### Task details:
Find the string "LaTeX" in the listing and report every line that has it.

### Items from a data source:
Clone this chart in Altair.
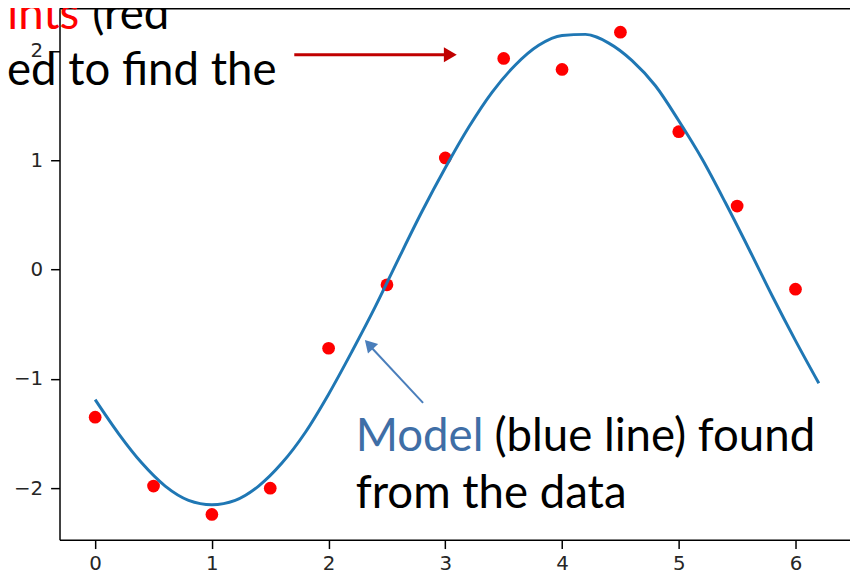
import altair as alt
import pandas as pd

# data points (red)
x_points = [0.0, 0.5, 1.0, 1.5, 2.0, 2.5, 3.0, 3.5, 4.0, 4.5, 5.0, 5.5, 6.0]
y_points = [-1.35, -1.98, -2.24, -2.00, -0.72, -0.14, 1.02, 1.93, 1.83, 2.17, 1.26, 0.58, -0.18]

# model curve (blue)
x_curve = [0.0, 0.2, 0.4, 0.6, 0.8, 1.0, 1.2, 1.4, 1.6, 1.8, 2.0, 2.2, 2.4, 2.6, 2.8, 3.0,
           3.2, 3.4, 3.6, 3.8, 4.0, 4.2, 4.4, 4.6, 4.8, 5.0, 5.2, 5.4, 5.6, 5.8, 6.0, 6.2]
y_curve = [-1.19, -1.50, -1.77, -1.98, -2.11, -2.15, -2.11, -1.98, -1.77, -1.49, -1.14, -0.75,
           -0.34, 0.10, 0.53, 0.93, 1.30, 1.62, 1.87, 2.05, 2.14, 2.15, 2.07, 1.91, 1.68, 1.36,
           1.01, 0.61, 0.19, -0.24, -0.65, -1.04]

x_ticks = [0, 1, 2, 3, 4, 5, 6]
y_ticks = [-2, -1, 0, 1, 2]

PT = -2            # top padding
W, H = 798, 536
OX, OY = 60, 8 + PT  # page position of plot origin

xs = alt.Scale(domain=[-0.3055, 6.467], nice=False, zero=False)
ys = alt.Scale(domain=[-2.470, 2.385], nice=False, zero=False)

axis_common = dict(title=None, grid=False, labelFont="DejaVu Sans", labelFontSize=20,
                   labelColor="#262626", tickColor="#000000", tickSize=9, tickWidth=1.5,
                   domainColor="#000000", domainWidth=1.5, format="d")

df_pts = pd.DataFrame({"x": x_points, "y": y_points})
df_curve = pd.DataFrame({"x": x_curve, "y": y_curve})
one = pd.DataFrame({"k": [0]})

points = alt.Chart(df_pts).mark_circle(color="#ff0000", size=165, opacity=1).encode(
    x=alt.X("x:Q", scale=xs, axis=alt.Axis(values=x_ticks, labelPadding=5, **axis_common)),
    y=alt.Y("y:Q", scale=ys, axis=alt.Axis(values=y_ticks, labelPadding=8,
                                           labelExpr="replace(datum.label, '-', '\u2212')",
                                           **axis_common)),
)

curve = alt.Chart(df_curve).mark_line(color="#1f77b4", strokeWidth=3,
                                      interpolate="monotone").encode(
    x=alt.X("x:Q", scale=xs), y=alt.Y("y:Q", scale=ys)
)

top_border = alt.Chart(one).mark_rule(color="#000000", strokeWidth=1.5).encode(
    x=alt.value(0), x2=alt.value(W), y=alt.value(0)
)

FS = 46


def txt(s, px, py, color, align):
    return alt.Chart(one).mark_text(text=s, font="Lato", fontSize=FS, color=color,
                                    align=align, baseline="alphabetic").encode(
        x=alt.value(px - OX), y=alt.value(py - OY))


texts = [
    txt("Data points", 80, 27, "#ff0000", "right"),
    txt("(red", 93, 27, "#000000", "left"),
    txt("dots) used to find the", 279, 83, "#000000", "right"),
    txt("Model", 359, 453, "#3f6ea6", "left"),
    txt("(blue line) found", 499, 453, "#000000", "left"),
    txt("from the data", 359, 510, "#000000", "left"),
]

red_line = alt.Chart(one).mark_rule(color="#c00000", strokeWidth=3).encode(
    x=alt.value(297 - OX), x2=alt.value(450 - OX), y=alt.value(52.5 - OY)
)
red_head = alt.Chart(one).mark_point(shape="triangle-right", filled=True, color="#c00000",
                                     size=225, opacity=1).encode(
    x=alt.value(454.5 - OX), y=alt.value(52.5 - OY)
)

blue_line = alt.Chart(one).mark_rule(color="#4a7ebb", strokeWidth=2).encode(
    x=alt.value(427 - OX), y=alt.value(404 - OY), x2=alt.value(373 - OX), y2=alt.value(346 - OY)
)
blue_head = alt.Chart(one).mark_point(shape="triangle-up", filled=True, color="#4a7ebb",
                                      size=196, opacity=1, angle=317).encode(
    x=alt.value(372.4 - OX), y=alt.value(344.9 - OY)
)

chart = alt.layer(points, curve, top_border, red_line, red_head, blue_line, blue_head,
                  *texts).properties(
    width=W, height=H,
    autosize=alt.AutoSizeParams(type="none"),
    padding={"left": 52, "top": PT, "right": 0, "bottom": 32},
).configure_view(stroke=None)

chart.save("out.html", embed_options={"renderer": "svg", "actions": False})
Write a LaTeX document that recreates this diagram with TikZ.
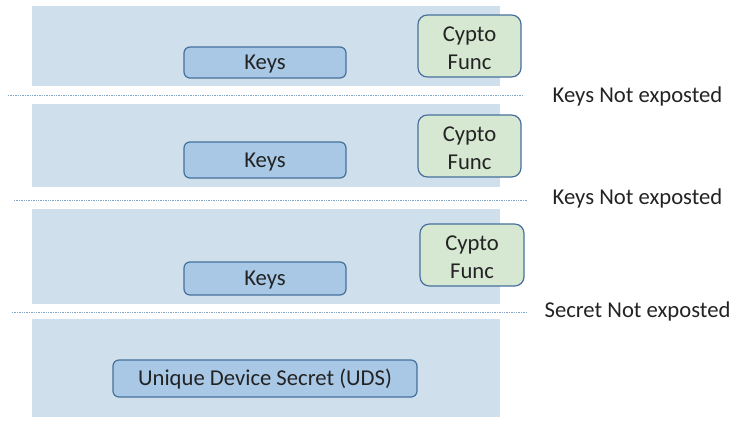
\documentclass[tikz,border=0pt]{standalone}
\usepackage{fontspec}
\setmainfont{Carlito}
\usepackage{xcolor}

\definecolor{bandblue}{RGB}{207,224,236}
\definecolor{keyblue}{RGB}{168,200,230}
\definecolor{edgeblue}{RGB}{70,112,155}
\definecolor{funcgreen}{RGB}{214,232,210}
\definecolor{dotblue}{RGB}{130,165,200}
\definecolor{txtgray}{RGB}{35,35,35}

\tikzset{
  band/.style={fill=bandblue, draw=none, minimum width=468*0.75pt, inner sep=0pt},
  keybox/.style={draw=edgeblue, fill=keyblue, line width=0.9pt, rounded corners=4.5pt,
    minimum width=162*0.75pt, inner sep=0pt, text height=14pt, text depth=3pt,
    font=\fontsize{17}{20}\selectfont, text=txtgray},
  funcbox/.style={draw=edgeblue, fill=funcgreen, line width=0.9pt, rounded corners=7pt,
    minimum width=103*0.75pt, minimum height=62*0.75pt, inner sep=0pt, align=center,
    text height=34.5pt, text depth=0pt,
    font=\fontsize{17}{20.5}\selectfont, text=txtgray},
  sepline/.style={dotblue, line width=0.6pt, dash pattern=on 1pt off 0.8pt},
  seplabel/.style={font=\fontsize{17}{20}\selectfont, text=txtgray}
}

\begin{document}
\begin{tikzpicture}[x=0.75pt, y=-0.75pt]
  \useasboundingbox (0,0) rectangle (737,425);

  % layers
  \node[band, minimum height=80*0.75pt] (band1) at (266,46) {};
  \node[band, minimum height=83*0.75pt] (band2) at (266,145.5) {};
  \node[band, minimum height=95*0.75pt] (band3) at (266,256.5) {};
  \node[band, minimum height=98*0.75pt] (band4) at (266,368) {};

  % layer contents
  \node[keybox, minimum height=31*0.75pt] (keys1) at (265,62.5) {Keys};
  \node[funcbox] (func1) at (469.5,46) {Cypto\\Func};
  \node[keybox, minimum height=36*0.75pt] (keys2) at (265,160) {Keys};
  \node[funcbox] (func2) at (469.5,146) {Cypto\\Func};
  \node[keybox, minimum height=33*0.75pt] (keys3) at (265,278.5) {Keys};
  \node[funcbox, minimum width=104*0.75pt] (func3) at (472,255) {Cypto\\Func};
  \node[keybox, minimum width=304*0.75pt, minimum height=37*0.75pt] (uds) at (265,378.5)
    {Unique Device Secret (UDS)};

  % separators
  \coordinate (sep1a) at (8,95);   \coordinate (sep1b) at (524,95);
  \coordinate (sep2a) at (14,200); \coordinate (sep2b) at (527,200);
  \coordinate (sep3a) at (12,312); \coordinate (sep3b) at (527,312);
  \draw[sepline] (sep1a) -- (sep1b);
  \draw[sepline] (sep2a) -- (sep2b);
  \draw[sepline] (sep3a) -- (sep3b);

  \node[seplabel] (lab1) at (637.5,96) {Keys Not exposted};
  \node[seplabel] (lab2) at (637.5,198) {Keys Not exposted};
  \node[seplabel] (lab3) at (637.5,311) {Secret Not exposted};
\end{tikzpicture}
\end{document}
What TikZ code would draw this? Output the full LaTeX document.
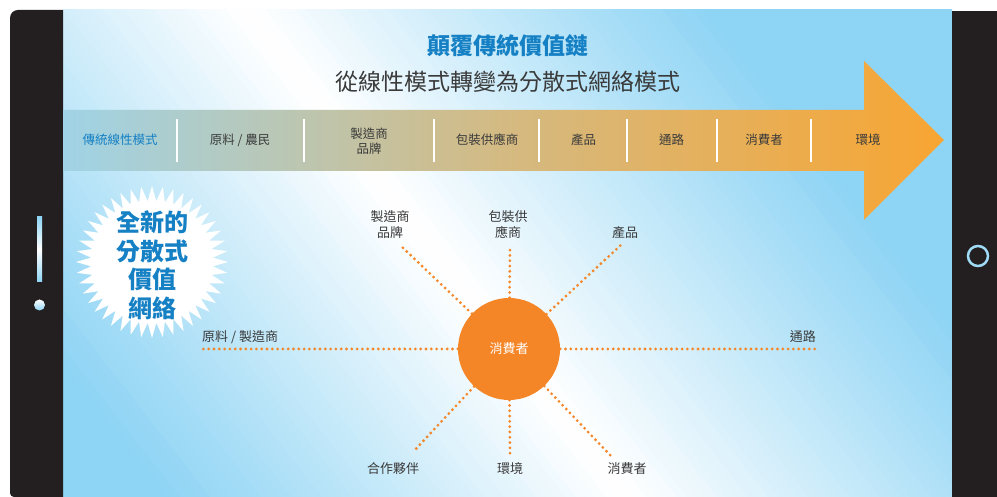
\documentclass[tikz,border=0pt]{standalone}
\usepackage{fontspec}
\setmainfont{Noto Sans CJK TC}
\usetikzlibrary{calc}
\definecolor{bgblue}{RGB}{142,212,244}
\definecolor{ttlblue}{RGB}{21,128,196}
\definecolor{txtgray}{RGB}{58,58,58}
\definecolor{orng}{RGB}{245,134,40}
\definecolor{frameblk}{RGB}{35,31,32}
\definecolor{bandl}{RGB}{160,211,230}
\definecolor{bandm}{RGB}{212,186,130}
\definecolor{bandr}{RGB}{248,165,50}
\begin{document}
\begin{tikzpicture}[x=1pt,y=1pt,
  lbl/.style={font=\fontsize{13}{16}\selectfont, text=txtgray, align=center, inner sep=0pt},
  bandlbl/.style={font=\fontsize{12.5}{15}\selectfont, text=txtgray, align=center, inner sep=0pt},
  sepline/.style={white, line width=2.5pt},
  spoke/.style={orng, line width=3.1pt, line cap=round, dash pattern=on 0pt off 5.3pt},
]
\useasboundingbox (0,0) rectangle (997,497);
\fill[white] (0,0) rectangle (997,497);
% screen background
\begin{scope}
\clip (63,0) rectangle (952,487);
\foreach \d in {-560,-552,...,680} {
  \pgfmathtruncatemacro\p{min(abs(\d+4)/360,1)*100}
  \fill[bgblue!\p!white, shift={(436,244)}, rotate=38] (\d,-900) rectangle (\d+8.8,900);
}
\end{scope}
% tablet frame
\fill[frameblk] (63,0) -- (14,0) arc[start angle=270, end angle=180, radius=4] -- (10,479) arc[start angle=180, end angle=90, radius=8] -- (63,487) -- cycle;
\fill[frameblk] (952,0) rectangle (997,486);
\shade[top color=bgblue, bottom color=bgblue, middle color=white] (37,215) rectangle (42,280);
\shade[top color=white, bottom color=bgblue] (39.5,192) circle (5.5);
\draw[bgblue!85!white, line width=2.5pt] (978,241) circle (10);
% titles
\node[font=\fontsize{23}{26}\selectfont\bfseries, text=ttlblue] (title) at (508,451) {顛覆傳統價值鏈};
\node[font=\fontsize{23}{26}\selectfont, text=txtgray] (subtitle) at (507.5,415) {從線性模式轉變為分散式網絡模式};
% arrow band
\shade[left color=bandl, right color=bandr, middle color=bandm] (63,387) -- (864,387) -- (864,436) -- (944,357) -- (864,277) -- (864,326) -- (63,326) -- cycle;
\foreach \x in {177,304,434,539,627,717,811} \draw[sepline] (\x,335) -- (\x,378);
\node[bandlbl, text=ttlblue] (b0) at (120,357) {傳統線性模式};
\node[bandlbl] (b1) at (240,357) {原料 / 農民};
\node[bandlbl] (b2) at (369,356) {製造商\\品牌};
\node[bandlbl] (b3) at (487,357) {包裝供應商};
\node[bandlbl] (b4) at (583.5,357) {產品};
\node[bandlbl] (b5) at (671.5,357) {通路};
\node[bandlbl] (b6) at (764,357) {消費者};
\node[bandlbl] (b7) at (868,357) {環境};
% starburst
\fill[white, shift={(152,235)}] (0:76) \foreach \i in {1,...,87} { -- ({\i*4.0909}:{76-15*mod(\i,2)}) } -- cycle;
\node[font=\fontsize{24}{28.5}\selectfont\bfseries, text=ttlblue, align=center, inner sep=0pt] (burst) at (152,231.5) {全新的\\分散式\\價值\\網絡};
% network
\node[circle, fill=orng, minimum size=102pt, inner sep=0pt, text=white, font=\fontsize{13}{15}\selectfont] (c) at (509,148) {消費者};
\coordinate (eul) at (401,251);
\coordinate (eup) at (510,250);
\coordinate (eur) at (622,253);
\coordinate (el) at (203,148);
\coordinate (er) at (815,148);
\coordinate (ell) at (413,45);
\coordinate (edn) at (510,43);
\coordinate (elr) at (611,41);
\foreach \e in {eul,eup,eur,el,er,ell,edn,elr} \draw[spoke] (c) -- (\e);
\node[lbl] (l1) at (390,272) {製造商\\品牌};
\node[lbl] (l2) at (508,272) {包裝供\\應商};
\node[lbl] (l3) at (625,264) {產品};
\node[lbl, anchor=west] (l4) at (202,160) {原料 / 製造商};
\node[lbl, anchor=east] (l5) at (816,160) {通路};
\node[lbl] (l6) at (393,28) {合作夥伴};
\node[lbl] (l7) at (510,28) {環境};
\node[lbl] (l8) at (627,28) {消費者};
\end{tikzpicture}
\end{document}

### Task response:
Write a LaTeX document that recreates this diagram with TikZ.
What TikZ code would draw this? Output the full LaTeX document.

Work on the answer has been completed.